Graphene Bridge for Photocatalytic Hydrogen Evolution with Gold Nanocluster Co-Catalysts

Herein, the UV light photocatalytic activity of an Au(101)NC-AlSrTiO(3)-rGO nanocomposite comprising 1 wt% rGO, 0.05 wt% Au(101)(PPh(3))(21)Cl(5) (Au(101)NC), and AlSrTiO(3) evaluated for H(2) production. The synthesis of Au(101)NC-AlSrTiO(3)-rGO nanocomposite followed two distinct routes: (1) Au(101)NC was first mixed with AlSrTiO(3) followed by the addition of rGO (Au(101)NC-AlSrTiO(3):rGO) and (2) Au(101)NC was first mixed with rGO followed by the addition of AlSrTiO(3) (Au(101)NC-rGO:AlSrTiO(3)). Both prepared samples were annealed in air at 210 °C for 15 min. Inductively coupled plasma mass spectrometry and high-resolution scanning transmission electron microscopy showed that the Au(101)NC adhered almost exclusively to the rGO in the nanocomposite and maintained a size less than 2 nm. Under UV light irradiation, the Au(101)NC-AlSrTiO(3):rGO nanocomposite produced H(2) at a rate 12 times greater than Au(101)NC-AlSrTiO(3) and 64 times greater than AlSrTiO(3).

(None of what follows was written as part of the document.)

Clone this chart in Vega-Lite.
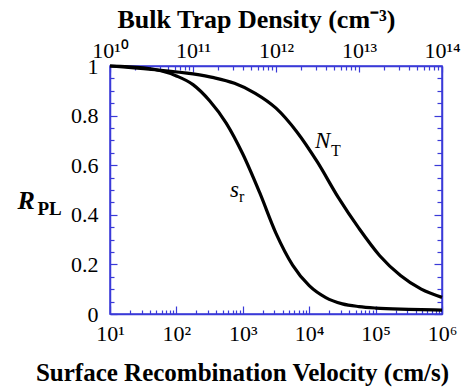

The enhanced photocatalytic activity is attributed to the small particle size and high loading of Au(101)NC, which is achieved by non-covalent binding to rGO. These results show that significant improvements can be made to AlSrTiO(3)-based photocatalysts that use cluster co-catalysts by the addition of rGO as an electron mediator to achieve high cluster loading and limited agglomeration of the clusters.